WHAT YOU SHOULD DO: Retype the whole listing verbatim and keep the pictures out of it.

________

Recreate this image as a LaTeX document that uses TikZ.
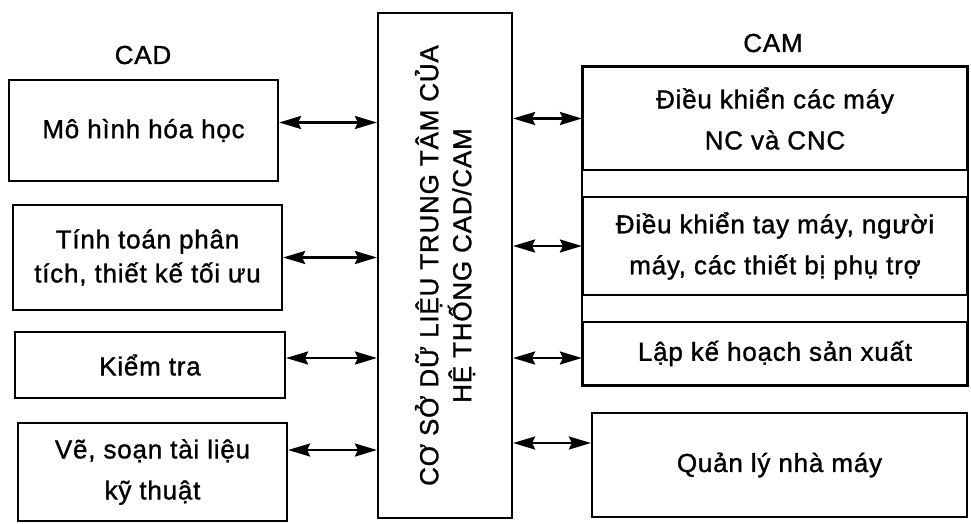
\documentclass[tikz,border=0pt]{standalone}
\usepackage{fontspec}
\setmainfont{Liberation Sans}[LetterSpace=3, FakeBold=1.2]
\usetikzlibrary{arrows.meta}
\tikzset{
  txt/.style={font=\fontsize{26}{40}\selectfont, align=center},
  box/.style={draw, line width=2.2pt, rectangle, inner sep=0pt, align=center,
              font=\fontsize{26}{41}\selectfont},
  biarrow/.style={line width=2.2pt, arrows={Stealth[length=22pt,width=13pt,inset=3pt]-Stealth[length=22pt,width=13pt,inset=3pt]}}
}
\begin{document}
\begin{tikzpicture}[x=1pt,y=-1pt]
\useasboundingbox (0,0) rectangle (971,524);
% labels
\node[txt] (cad) at (143,55) {CAD};
\node[txt] (cam) at (773,43) {CAM};
% left boxes
\node[box, minimum width=269pt, minimum height=101pt] (L1) at (143.5,130.5) {Mô hình hóa học};
\node[box, minimum width=269pt, minimum height=105pt, font=\fontsize{26}{34}\selectfont] (L2) at (147.5,257.5) {Tính toán phân\\tích, thiết kế tối ưu};
\node[box, minimum width=270pt, minimum height=66pt] (L3) at (150,365) {Kiểm tra};
\node[box, minimum width=269pt, minimum height=98pt] (L4) at (152.5,472) {Vẽ, soạn tài liệu\\kỹ thuật};
% centre box
\node[box, minimum width=134pt, minimum height=505pt] (C) at (445,265.5) {};
\node[txt, rotate=90, font=\fontsize{26}{33}\selectfont] (Ct) at (C.center) {CƠ SỞ DỮ LIỆU TRUNG TÂM CỦA\\HỆ THỐNG CAD/CAM};
% right boxes
\node[box, minimum width=384pt, minimum height=103pt] (R1) at (775,118.5) {Điều khiển các máy\\NC và CNC};
\node[box, minimum width=384pt, minimum height=98pt] (R2) at (775,246) {Điều khiển tay máy, người\\máy, các thiết bị phụ trợ};
\node[box, minimum width=384pt, minimum height=63pt] (R3) at (775,353.5) {Lập kế hoạch sản xuất};
\draw[line width=2.2pt] (R1.north west) rectangle (R3.south east);
\node[box, minimum width=375pt, minimum height=104pt] (R4) at (779.5,465) {Quản lý nhà máy};
% left connectors
\draw[biarrow] ([yshift=8pt]L1.east) -- ([yshift=8pt]L1.east -| C.west);
\draw[biarrow] (L2.east) -- (L2.east -| C.west);
\draw[biarrow] ([yshift=7pt]L3.east) -- ([yshift=7pt]L3.east -| C.west);
\draw[biarrow] ([yshift=22pt]L4.east) -- ([yshift=22pt]L4.east -| C.west);
% right connectors
\draw[biarrow] (C.east |- R1.west) -- (R1.west);
\draw[biarrow] (C.east |- R2.west) -- (R2.west);
\draw[biarrow] ([yshift=-4.5pt]C.east |- R3.west) -- ([yshift=-4.5pt]R3.west);
\draw[biarrow] ([yshift=22pt]C.east |- R4.west) -- ([yshift=22pt]R4.west);
\end{tikzpicture}
\end{document}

________

FINISHED ANSWER:
Recreate this image as a LaTeX document that uses TikZ.
\documentclass[tikz,border=0pt]{standalone}
\usepackage{fontspec}
\setmainfont{Liberation Sans}[LetterSpace=3, FakeBold=1.2]
\usetikzlibrary{arrows.meta}
\tikzset{
  txt/.style={font=\fontsize{26}{40}\selectfont, align=center},
  box/.style={draw, line width=2.2pt, rectangle, inner sep=0pt, align=center,
              font=\fontsize{26}{41}\selectfont},
  biarrow/.style={line width=2.2pt, arrows={Stealth[length=22pt,width=13pt,inset=3pt]-Stealth[length=22pt,width=13pt,inset=3pt]}}
}
\begin{document}
\begin{tikzpicture}[x=1pt,y=-1pt]
\useasboundingbox (0,0) rectangle (971,524);
% labels
\node[txt] (cad) at (143,55) {CAD};
\node[txt] (cam) at (773,43) {CAM};
% left boxes
\node[box, minimum width=269pt, minimum height=101pt] (L1) at (143.5,130.5) {Mô hình hóa học};
\node[box, minimum width=269pt, minimum height=105pt, font=\fontsize{26}{34}\selectfont] (L2) at (147.5,257.5) {Tính toán phân\\tích, thiết kế tối ưu};
\node[box, minimum width=270pt, minimum height=66pt] (L3) at (150,365) {Kiểm tra};
\node[box, minimum width=269pt, minimum height=98pt] (L4) at (152.5,472) {Vẽ, soạn tài liệu\\kỹ thuật};
% centre box
\node[box, minimum width=134pt, minimum height=505pt] (C) at (445,265.5) {};
\node[txt, rotate=90, font=\fontsize{26}{33}\selectfont] (Ct) at (C.center) {CƠ SỞ DỮ LIỆU TRUNG TÂM CỦA\\HỆ THỐNG CAD/CAM};
% right boxes
\node[box, minimum width=384pt, minimum height=103pt] (R1) at (775,118.5) {Điều khiển các máy\\NC và CNC};
\node[box, minimum width=384pt, minimum height=98pt] (R2) at (775,246) {Điều khiển tay máy, người\\máy, các thiết bị phụ trợ};
\node[box, minimum width=384pt, minimum height=63pt] (R3) at (775,353.5) {Lập kế hoạch sản xuất};
\draw[line width=2.2pt] (R1.north west) rectangle (R3.south east);
\node[box, minimum width=375pt, minimum height=104pt] (R4) at (779.5,465) {Quản lý nhà máy};
% left connectors
\draw[biarrow] ([yshift=8pt]L1.east) -- ([yshift=8pt]L1.east -| C.west);
\draw[biarrow] (L2.east) -- (L2.east -| C.west);
\draw[biarrow] ([yshift=7pt]L3.east) -- ([yshift=7pt]L3.east -| C.west);
\draw[biarrow] ([yshift=22pt]L4.east) -- ([yshift=22pt]L4.east -| C.west);
% right connectors
\draw[biarrow] (C.east |- R1.west) -- (R1.west);
\draw[biarrow] (C.east |- R2.west) -- (R2.west);
\draw[biarrow] ([yshift=-4.5pt]C.east |- R3.west) -- ([yshift=-4.5pt]R3.west);
\draw[biarrow] ([yshift=22pt]C.east |- R4.west) -- ([yshift=22pt]R4.west);
\end{tikzpicture}
\end{document}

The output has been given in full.